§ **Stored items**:

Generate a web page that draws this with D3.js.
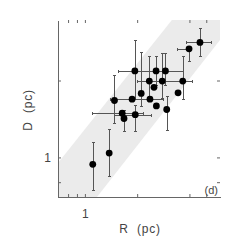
<!DOCTYPE html>
<html>
<head>
<meta charset="utf-8">
<script src="https://cdn.jsdelivr.net/npm/d3@7"></script>
<style>
  body { margin: 0; background: #fff; }
  svg text { font-family: "Liberation Sans", Arial, sans-serif; fill: #444; }
</style>
</head>
<body>
<svg id="chart" width="245" height="245"></svg>
<script>
// values (pc)
const R    = [1.11, 1.38, 1.48, 1.64, 1.68, 1.87, 1.94, 1.95, 2.11, 2.35, 2.37, 2.50, 2.57, 2.58, 2.79, 2.91, 2.96, 3.44, 3.66, 3.98, 4.60];
const D    = [0.94, 1.04, 1.67, 1.49, 1.42, 1.69, 2.18, 1.47, 1.78, 1.99, 1.69, 1.88, 2.18, 1.59, 1.99, 2.18, 1.54, 1.79, 1.99, 2.66, 2.82];
const rLo  = [null, null, null, 1.10, null, 1.41, null, 1.49, null, null, null, null, 1.56, null, 2.00, null, null, null, null, 3.41, 3.86];
const rHi  = [null, null, null, 2.17, null, 2.83, null, 2.43, null, null, null, null, 3.69, null, 4.18, null, null, null, null, 4.05, 5.38];
const dLo  = [0.74, 0.84, 1.36, null, 1.26, null, 1.68, 1.26, 1.58, 1.73, null, null, 1.92, null, 1.70, 1.92, 1.28, null, 1.68, 2.37, 2.48];
const dHi  = [1.14, 1.29, 2.10, null, 1.52, null, 2.88, 1.60, 2.57, 2.48, null, null, 2.48, null, 2.56, 2.56, 1.73, null, 2.48, 2.66, 3.20];

// shaded band (upper edge, then lower edge), in data units
const bandR = [0.7, 3.17, 6.0, 6.0, 1.174, 0.7];
const bandD = [0.95, 3.45, 3.45, 2.88, 0.7, 0.7];

const xTicks = [0.8, 0.9, 1, 2, 4, 5];
const yTicks = [0.8, 1, 2];

const mLeft = 58, mRight = 220, mTop = 20, mBottom = 197;

const svg = d3.select('#chart');

const x = d3.scaleLog().domain([0.7, 6.0]).range([mLeft, mRight]);
const y = d3.scaleLog().domain([0.7, 3.45]).range([mBottom, mTop]);

svg.append('clipPath').attr('id', 'clip')
  .append('rect')
  .attr('x', mLeft).attr('y', mTop)
  .attr('width', mRight - mLeft).attr('height', mBottom - mTop);

const plot = svg.append('g').attr('clip-path', 'url(#clip)');

plot.append('path')
  .datum(bandR.map((r, i) => [r, bandD[i]]))
  .attr('fill', '#ebebeb')
  .attr('d', d3.line().x(d => x(d[0])).y(d => y(d[1])).curve(d3.curveLinearClosed));

const pts = R.map((r, i) => ({ r, d: D[i], rLo: rLo[i], rHi: rHi[i], dLo: dLo[i], dHi: dHi[i] }));

const bars = plot.append('g')
  .attr('stroke', '#555')
  .attr('stroke-width', 1)
  .attr('shape-rendering', 'crispEdges');

pts.filter(p => p.rLo != null).forEach(p => {
  const yy = Math.round(y(p.d)) + 0.5;
  bars.append('line').attr('x1', x(p.rLo)).attr('x2', x(p.rHi)).attr('y1', yy).attr('y2', yy);
  [p.rLo, p.rHi].forEach(v => {
    bars.append('line').attr('x1', x(v)).attr('x2', x(v)).attr('y1', yy - 1.5).attr('y2', yy + 1.5);
  });
});

pts.filter(p => p.dLo != null).forEach(p => {
  const xx = Math.round(x(p.r)) + 0.5;
  bars.append('line').attr('x1', xx).attr('x2', xx).attr('y1', y(p.dLo)).attr('y2', y(p.dHi));
  [p.dLo, p.dHi].forEach(v => {
    bars.append('line').attr('x1', xx - 1.5).attr('x2', xx + 1.5).attr('y1', y(v)).attr('y2', y(v));
  });
});

plot.append('g').selectAll('circle')
  .data(pts)
  .join('circle')
  .attr('cx', p => x(p.r))
  .attr('cy', p => y(p.d))
  .attr('r', 3.4)
  .attr('fill', '#000');

// axes
const fmt = d => (d === 1 ? '1' : '');

const styleAxis = g => {
  g.selectAll('line').attr('stroke', '#666');
  g.selectAll('path.domain').attr('stroke', '#666');
  g.selectAll('text').attr('font-size', 12).attr('fill', '#444');
};

svg.append('g')
  .attr('transform', `translate(0,${mBottom})`)
  .call(d3.axisBottom(x).tickValues(xTicks).tickSize(-3).tickSizeOuter(0).tickPadding(12).tickFormat(fmt))
  .call(styleAxis);

svg.append('g')
  .attr('transform', `translate(0,${mTop})`)
  .call(d3.axisTop(x).tickValues(xTicks).tickSize(-3).tickFormat(''))
  .call(g => g.select('.domain').remove())
  .call(styleAxis);

svg.append('g')
  .attr('transform', `translate(${mLeft},0)`)
  .call(d3.axisLeft(y).tickValues(yTicks).tickSize(-3).tickSizeOuter(0).tickPadding(7).tickFormat(fmt))
  .call(styleAxis);

svg.append('g')
  .attr('transform', `translate(${mRight},0)`)
  .call(d3.axisRight(y).tickValues(yTicks).tickSize(-3).tickFormat(''))
  .call(g => g.select('.domain').remove())
  .call(styleAxis);

svg.selectAll('.domain').attr('shape-rendering', 'crispEdges');

svg.append('text')
  .attr('x', 140).attr('y', 233)
  .attr('text-anchor', 'middle')
  .attr('font-size', 12)
  .style('letter-spacing', '0.8px')
  .style('white-space', 'pre')
  .text('R  (pc)');

svg.append('text')
  .attr('transform', 'translate(32,110) rotate(-90)')
  .attr('text-anchor', 'middle')
  .attr('font-size', 12)
  .style('letter-spacing', '0.8px')
  .style('white-space', 'pre')
  .text('D  (pc)');

svg.append('text')
  .attr('x', 218).attr('y', 194)
  .attr('text-anchor', 'end')
  .attr('font-size', 11)
  .text('(d)');
</script>
</body>
</html>
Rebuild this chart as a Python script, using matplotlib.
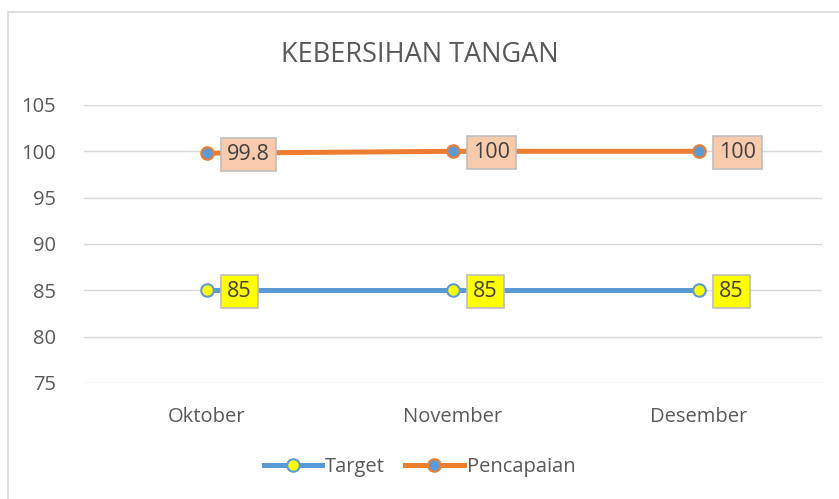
import matplotlib.pyplot as plt
from matplotlib.patches import Rectangle

plt.rcParams['font.family'] = ['Open Sans', 'DejaVu Sans']

bulan = ['Oktober', 'November', 'Desember']
target = [85, 85, 85]
pencapaian = [99.8, 100, 100]
label_pencapaian = ['99.8', '100', '100']
label_target = ['85', '85', '85']

biru = '#5B9BD5'
oranye = '#ED7D31'
teks = '#595959'

fig = plt.figure(figsize=(8.39, 4.99), dpi=100)
ax = fig.add_axes([0.1001, 0.2325, 0.8796, 0.5571])

# bingkai grafik
fig.patches.append(Rectangle((8 / 839, -0.01), 1.0, 1 - 12 / 499 + 0.01,
                             transform=fig.transFigure, fill=False,
                             edgecolor='#D9D9D9', linewidth=1.2))

x = range(len(bulan))
ax.plot(x, target, color=biru, linewidth=3.6, marker='o', markersize=9,
        markerfacecolor='#FFFF00', markeredgecolor=biru, markeredgewidth=1.5,
        label='Target', zorder=3)
ax.plot(x, pencapaian, color=oranye, linewidth=3.6, marker='o', markersize=9,
        markerfacecolor=biru, markeredgecolor=oranye, markeredgewidth=1.5,
        label='Pencapaian', zorder=3)

for i in x:
    ax.annotate(label_target[i], (i, target[i]), xytext=(14.5, -1),
                textcoords='offset points', ha='left', va='center',
                fontsize=15.5, color='#404040', zorder=5,
                bbox=dict(boxstyle='square,pad=0.28', facecolor='#FFFF00',
                          edgecolor='#BFBFBF', linewidth=1.2))
    ax.annotate(label_pencapaian[i], (i, pencapaian[i]), xytext=(14.5, -1),
                textcoords='offset points', ha='left', va='center',
                fontsize=15.5, color='#404040', zorder=5,
                bbox=dict(boxstyle='square,pad=0.28', facecolor='#F8CBAD',
                          edgecolor='#BFBFBF', linewidth=1.2))

ax.set_xlim(-0.5, 2.5)
ax.set_ylim(75, 105)
ax.set_yticks(range(75, 106, 5))
ax.set_xticks(list(x))
ax.set_xticklabels(bulan)
ax.grid(axis='y', color='#D9D9D9', linewidth=1)
ax.set_axisbelow(True)
for s in ax.spines.values():
    s.set_visible(False)
ax.tick_params(length=0, labelsize=14.5, colors=teks, pad=17)
ax.tick_params(axis='y', pad=20)

fig.text(0.5, 1 - 55 / 499, 'KEBERSIHAN TANGAN', ha='center', va='center',
         fontsize=19.5, color=teks)

fig.legend(loc='center', bbox_to_anchor=(0.5, 1 - 467 / 499), ncol=2,
           frameon=False, fontsize=14.5, labelcolor=teks, handlelength=2.9,
           columnspacing=1.0, handletextpad=0.15)

fig.savefig('out.png', dpi=100)
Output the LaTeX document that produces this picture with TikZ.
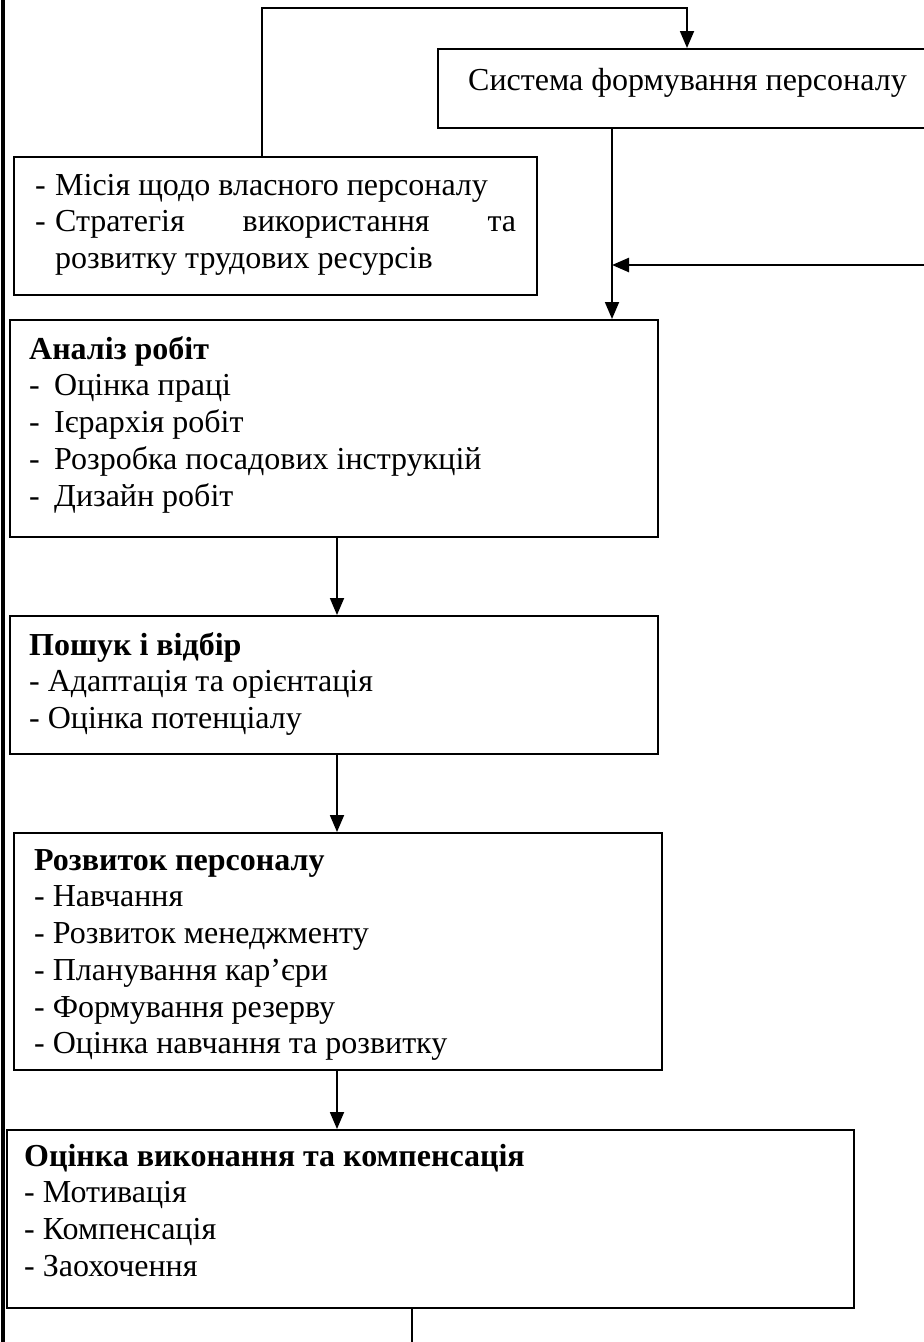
\documentclass[tikz,border=0pt]{standalone}
\usepackage{fontspec}
\setmainfont{Liberation Serif}
\usetikzlibrary{arrows.meta}

\tikzset{
  ramka/.style={draw, line width=1.8pt, anchor=north west, inner sep=0pt},
  tekst/.style={anchor=north west, inner sep=0pt, align=left, font=\fontsize{32}{36.7}\selectfont},
  strilka/.style={line width=1.8pt, -{Triangle[length=17pt,width=14pt]}},
  liniya/.style={line width=1.8pt},
}
\newcommand{\vys}{\rule{0pt}{30pt}}
\newcommand{\pnkt}[2]{\makebox[#1][l]{-}#2}

\begin{document}
\begin{tikzpicture}[x=1pt,y=-1pt]
    \useasboundingbox (0,0) rectangle (924,1342);
    \clip (0,0) rectangle (924,1342);
    % ramky
    \node[ramka, minimum width=520pt, minimum height=79pt] (systema) at (437,48) {};
    \node[ramka, minimum width=523pt, minimum height=138pt] (misiya) at (13,156) {};
    \node[ramka, minimum width=648pt, minimum height=217pt] (analiz) at (9,319) {};
    \node[ramka, minimum width=648pt, minimum height=138pt] (poshuk) at (9,615) {};
    \node[ramka, minimum width=648pt, minimum height=237pt] (rozvytok) at (13,832) {};
    \node[ramka, minimum width=847pt, minimum height=178pt] (ocinka) at (6,1129) {};
    % teksty
    \node[tekst] (systemaT) at (468,60) {\vys Система формування персоналу};
    \node[tekst] (misiyaT) at (35,165) {\vys\pnkt{20pt}{Місія щодо власного персоналу}\\
      \pnkt{20pt}{\makebox[461pt][s]{Стратегія використання та}}\\
      \hspace*{20pt}розвитку трудових ресурсів};
    \node[tekst] (analizT) at (29,329) {\vys\textbf{Аналіз робіт}\\
      \pnkt{25pt}{Оцінка праці}\\
      \pnkt{25pt}{Ієрархія робіт}\\
      \pnkt{25pt}{Розробка посадових інструкцій}\\
      \pnkt{25pt}{Дизайн робіт}};
    \node[tekst] (poshukT) at (29,625) {\vys\textbf{Пошук і відбір}\\
      - Адаптація та орієнтація\\
      - Оцінка потенціалу};
    \node[tekst] (rozvytokT) at (34,840) {\vys\textbf{Розвиток персоналу}\\
      - Навчання\\
      - Розвиток менеджменту\\
      - Планування кар’єри\\
      - Формування резерву\\
      - Оцінка навчання та розвитку};
    \node[tekst] (ocinkaT) at (24,1136) {\vys\textbf{Оцінка виконання та компенсація}\\
      - Мотивація\\
      - Компенсація\\
      - Заохочення};
    % oporni tochky
    \coordinate (v1) at (262,8);
    \coordinate (v2) at (687,8);
    \coordinate (s1) at (612,0);
    \coordinate (pravo) at (930,265);
    \coordinate (os) at (337,0);
    \coordinate (niz) at (412,1342);
    \coordinate (lv) at (3,0);
    \coordinate (ln) at (3,1342);
    % zv'yazky
    \draw[line width=4pt] (lv) -- (ln);
    \draw[strilka] (misiya.north -| v1) -- (v1) -- (v2) -- (systema.north -| v2);
    \draw[strilka] (systema.south -| s1) -- (analiz.north -| s1);
    \draw[strilka, line width=2.5pt] (pravo) -- (pravo -| s1);
    \draw[strilka] (analiz.south -| os) -- (poshuk.north -| os);
    \draw[strilka] (poshuk.south -| os) -- (rozvytok.north -| os);
    \draw[strilka] (rozvytok.south -| os) -- (ocinka.north -| os);
    \draw[liniya] (ocinka.south -| niz) -- (niz);
\end{tikzpicture}
\end{document}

§ **Aim**:
Take the lines from the start of the material to the line with "mBottom - mTop);", both included, and transcribe them exactly without the pictures.

§ **Correct result**:
Generate a web page that draws this with D3.js.
<!DOCTYPE html>
<html>
<head>
<meta charset="utf-8">
<script src="https://cdn.jsdelivr.net/npm/d3@7"></script>
<style>
  body { margin: 0; background: #fff; }
  svg text { font-family: "Liberation Sans", Arial, sans-serif; fill: #444; }
</style>
</head>
<body>
<svg id="chart" width="245" height="245"></svg>
<script>
// values (pc)
const R    = [1.11, 1.38, 1.48, 1.64, 1.68, 1.87, 1.94, 1.95, 2.11, 2.35, 2.37, 2.50, 2.57, 2.58, 2.79, 2.91, 2.96, 3.44, 3.66, 3.98, 4.60];
const D    = [0.94, 1.04, 1.67, 1.49, 1.42, 1.69, 2.18, 1.47, 1.78, 1.99, 1.69, 1.88, 2.18, 1.59, 1.99, 2.18, 1.54, 1.79, 1.99, 2.66, 2.82];
const rLo  = [null, null, null, 1.10, null, 1.41, null, 1.49, null, null, null, null, 1.56, null, 2.00, null, null, null, null, 3.41, 3.86];
const rHi  = [null, null, null, 2.17, null, 2.83, null, 2.43, null, null, null, null, 3.69, null, 4.18, null, null, null, null, 4.05, 5.38];
const dLo  = [0.74, 0.84, 1.36, null, 1.26, null, 1.68, 1.26, 1.58, 1.73, null, null, 1.92, null, 1.70, 1.92, 1.28, null, 1.68, 2.37, 2.48];
const dHi  = [1.14, 1.29, 2.10, null, 1.52, null, 2.88, 1.60, 2.57, 2.48, null, null, 2.48, null, 2.56, 2.56, 1.73, null, 2.48, 2.66, 3.20];

// shaded band (upper edge, then lower edge), in data units
const bandR = [0.7, 3.17, 6.0, 6.0, 1.174, 0.7];
const bandD = [0.95, 3.45, 3.45, 2.88, 0.7, 0.7];

const xTicks = [0.8, 0.9, 1, 2, 4, 5];
const yTicks = [0.8, 1, 2];

const mLeft = 58, mRight = 220, mTop = 20, mBottom = 197;

const svg = d3.select('#chart');

const x = d3.scaleLog().domain([0.7, 6.0]).range([mLeft, mRight]);
const y = d3.scaleLog().domain([0.7, 3.45]).range([mBottom, mTop]);

svg.append('clipPath').attr('id', 'clip')
  .append('rect')
  .attr('x', mLeft).attr('y', mTop)
  .attr('width', mRight - mLeft).attr('height', mBottom - mTop);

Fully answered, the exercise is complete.